Re: A comb as common ancestor for bilateralia and radiata?

Date: Tue Apr 2 08:05:56 2013
Posted By: Mike Klymkowsky, Professor
Area of science: Evolution
ID: 1363834120.Ev
Message:

ediacaran relationship to modern animals

ediacarian fossils

 

The major issue with your model, and all other models for that matter, is the nature of the relationship, if any, between Ediacaran organisms and modern animals.

The ediacarans lived between 575 to 565 million years ago, and had disappeared by 540 million years ago. The Cambrian explosion revealed organisms, clearly related to modern animals, and occurred ~530 million years ago.

Careful analysis of fossil ensembles suggests that ediacarans, whatever their nature, were non-motile (see Narbonne, 2005).

It is not clear how one goes from non-motile ediacarans to the various types of motile organisms from which modern animals are descended.

 

There is evidence, however, for bilateral, worm-like organisms, present in ediacaran fossil formations.

These are recognized not by body fossils (in fact there are none), but rather by the presence of burrows through the sediment. These burrows indicate active movement, grazing and predation.

Current thinking, I believe, is that if ediacarans have modern descendents, they would be related to the sponges (porifera).

  phylogeny
 

While it is impressive how many conclusions can be drawn from the type of careful analysis described by Narbonne, one critical piece of evidence that is missing, and impossible to get, is information on the organisms' genes.

Genomic data has been critical to resolving phylogenic relationships (see Field et al., 1988; Ruiz-Trillo e al., 1999).

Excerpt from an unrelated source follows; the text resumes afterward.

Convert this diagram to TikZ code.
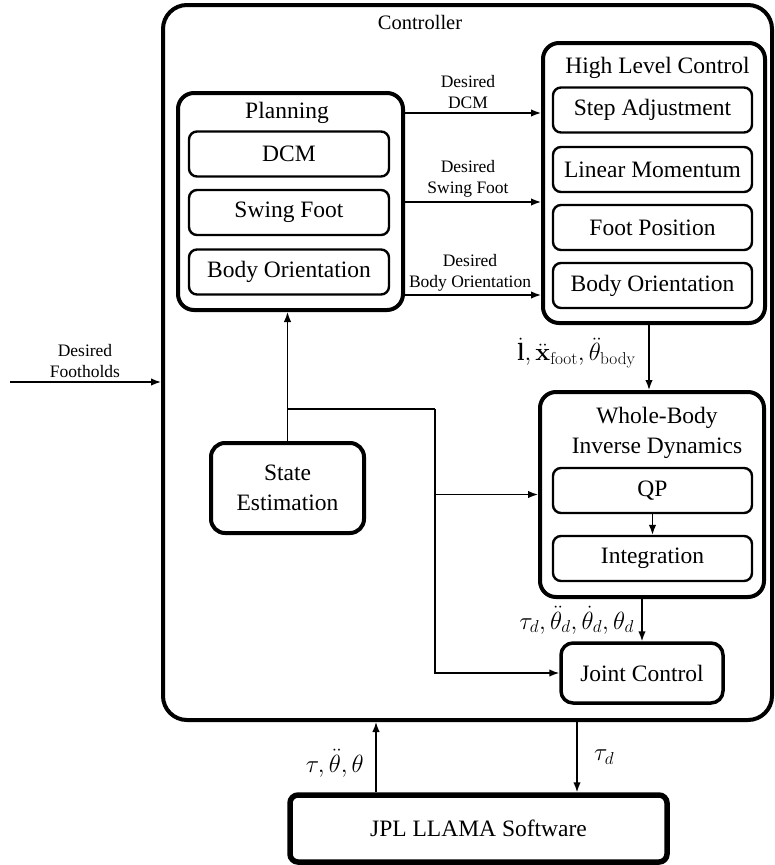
\documentclass[tikz,border=0pt]{standalone}
\usepackage[no-math]{fontspec}
\setmainfont{Liberation Serif}
\usetikzlibrary{arrows.meta,calc}
\begin{document}
\begin{tikzpicture}[x=1pt,y=-1pt,
  bigbox/.style={draw,line width=4pt,rounded corners=16pt,minimum width=#1,inner sep=0pt},
  subbox/.style={draw,line width=2.4pt,rounded corners=8pt,minimum width=200pt,minimum height=45pt,inner sep=0pt,font=\mainfs},
  lbl/.style={inner sep=0pt,align=center,font=\mainfs},
  small/.style={inner sep=0pt,align=center,font=\smallfs},
  mathlbl/.style={inner sep=0pt,font=\mainfs},
  arr/.style={line width=1.5pt,-{Latex[length=10pt,width=7.5pt]}},
  conn/.style={line width=1.5pt}]
\newcommand\mainfs{\fontsize{23.5}{30}\selectfont}
\newcommand\smallfs{\fontsize{17.5}{21}\selectfont}
\useasboundingbox (0,0) rectangle (774,865);
% Controller
\node[bigbox=609pt,minimum height=715pt,rounded corners=24pt] (ctrl) at (467.5,362.5) {};
\node[inner sep=0pt,font=\fontsize{20.5}{24}\selectfont] (ctrltitle) at (420,22) {Controller};
% Planning
\node[bigbox=225pt,minimum height=217pt] (plan) at (290.5,201.5) {};
\node[lbl] (plantitle) at (287,113) {Planning};
\node[subbox] (pdcm) at (289,154) {DCM};
\node[subbox] (pswing) at (289,212.5) {Swing Foot};
\node[subbox] (pbody) at (289,272) {Body Orientation};
% High level control
\node[bigbox=222pt,minimum height=280pt] (hlc) at (654,183) {};
\node[lbl] (hlctitle) at (657.5,68) {High Level Control};
\node[subbox,minimum width=199pt] (hstep) at (652.5,110) {Step Adjustment};
\node[subbox,minimum width=199pt] (hlin) at (652.5,169.5) {Linear Momentum};
\node[subbox,minimum width=199pt] (hfoot) at (652.5,227.5) {Foot Position};
\node[subbox,minimum width=199pt] (hbody) at (652.5,285.5) {Body Orientation};
% WBID
\node[bigbox=224pt,minimum height=205pt] (wbid) at (652,494.5) {};
\node[lbl] (wbidtitle) at (657,433) {Whole-Body\\Inverse Dynamics};
\node[subbox,minimum width=199pt] (qp) at (652.5,490.5) {QP};
\node[subbox,minimum width=199pt] (integ) at (652.5,558.5) {Integration};
% State estimation
\node[bigbox=153pt,minimum height=90pt,rounded corners=14pt,font=\mainfs,align=center] (se) at (287.5,488) {State\\Estimation};
% Joint control
\node[bigbox=162pt,minimum height=60pt,line width=3.5pt,rounded corners=12pt,font=\mainfs] (jc) at (642,673) {Joint Control};
% JPL
\node[draw,line width=5.5pt,rounded corners=8pt,minimum width=377pt,minimum height=67pt,inner sep=0pt,font=\mainfs] (jpl) at (478.5,828.5) {JPL LLAMA Software};
% Planning -> HLC
\draw[arr] (plan.east |- 0,113) -- (hlc.west |- 0,113);
\draw[arr] (plan.east |- 0,202) -- (hlc.west |- 0,202);
\draw[arr] (plan.east |- 0,295) -- (hlc.west |- 0,295);
\node[small] (ldcm) at (468,92) {Desired\\DCM};
\node[small] (lswing) at (468,179) {Desired\\Swing Foot};
\node[small] (lbody) at (470,273) {Desired\\Body Orientation};
% HLC -> WBID
\draw[arr] (hlc.south -| 649,0) -- (wbid.north -| 649,0);
\node[mathlbl,anchor=east] (lacc) at (636,353) {$\dot{\mathbf{l}},\ddot{\mathbf{x}}_{\mathrm{foot}},\ddot{\theta}_{\mathrm{body}}$};
% QP -> Integration
\draw[arr] (qp) -- (integ);
% WBID -> JC
\draw[arr] (wbid.south -| jc.north) -- (jc.north);
\node[mathlbl,anchor=east] (ltau) at (634,620) {$\tau_d,\ddot{\theta}_d,\dot{\theta}_d,\theta_d$};
% State estimation
\draw[arr] (se.north) -- (se.north |- plan.south);
\coordinate (br) at (287.5,409);
\coordinate (turn) at (435,409);
\draw[conn] (br) -- (turn);
\draw[arr] (turn) |- (jc.west);
\draw[arr] (turn |- wbid.west) -- (wbid.west);
% Desired footholds
\coordinate (fh) at (10,382);
\draw[arr] (fh) -- (fh -| ctrl.west);
\node[small] (lfh) at (85,361) {Desired\\Footholds};
% Bottom
\draw[arr] (jpl.north -| 376,0) -- (ctrl.south -| 376,0);
\draw[arr] (ctrl.south -| 577,0) -- (jpl.north -| 577,0);
\node[mathlbl,anchor=east] (lfb) at (364,763) {$\tau,\ddot{\theta},\theta$};
\node[mathlbl,anchor=west] (lcmd) at (594,757) {$\tau_d$};
\end{tikzpicture}
\end{document}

For example, it revealed that organisms as dissimilar as fruit flies, mice, and humans use similar signaling and gene regulatory systems to establish their major body axes.

Gene and genomic data would be essential to unambiguously resolve the relationship between ediacarans and other animals (assuming that ediacarans are animals), but at the moment, they appear not to be one of our ancestors.